Details about a wave of anti-Jewish religious persecutions conducted recently in the Soviet Union, chiefly through the dispersal of religious Jews attending “minyans” in private homes, were revealed here today. Two such incidents were reported from Kharkov, one of the largest Jewish communities in the Ukraine; one in Gomel, White Russia; a third at Kolomea, Ukraine.

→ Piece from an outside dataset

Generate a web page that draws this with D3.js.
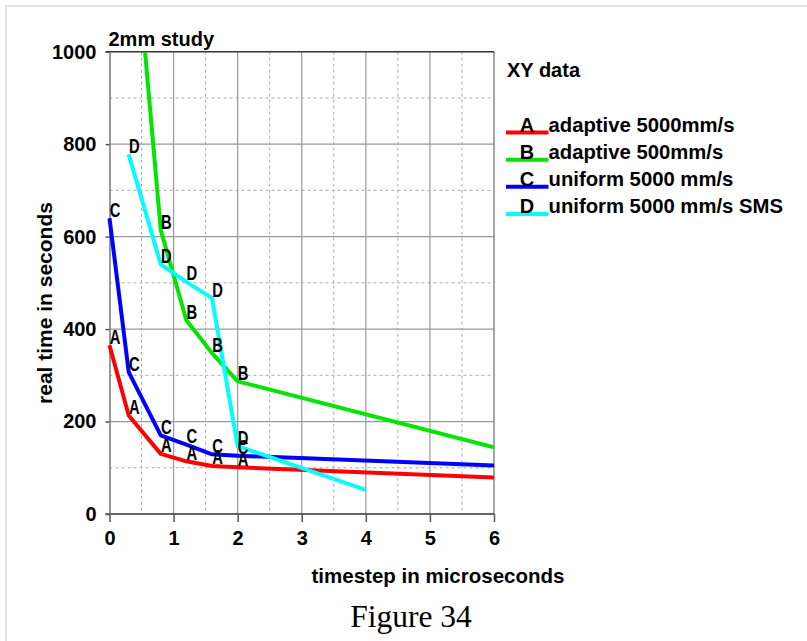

In each case, Soviet police burst into private homes where religious services were being held due to the fact that local synagogues had been shut down by the government authorities previously. The two Kharkov incidents occurred on September 30, 1962, the first day of Rosh Hashanah, and on October 8, Yom Kippur. Kolomea’s anti-Jewish raid was also on last Yom Kippur, while the dispersal of the “minyan” in Gomel took place on a Sabbath, February 23, 1963. At Kharkov, the Jew in whose home the “minyan” had been held, was given a heavy fine. Previously, he had been arrested, but released the same day.
The February 26, 1963 issue of Lvovskaya Pravda, organ of the Communist Party in Lvov, received here today, reported that death sentences for “economic crimes” were imposed in that Western Ukraine metropolis on at least four men who are obviously Jewish, named Averbuch, Akselrod, Fuks and Rosenblatt. Six others among 10 in that mass trial who received long prison sentences and had their property confiscated were believed to be Jews. Their names were given as Kleinman, Kravitz, Langman, Poisner, Shayevitz and Weizman.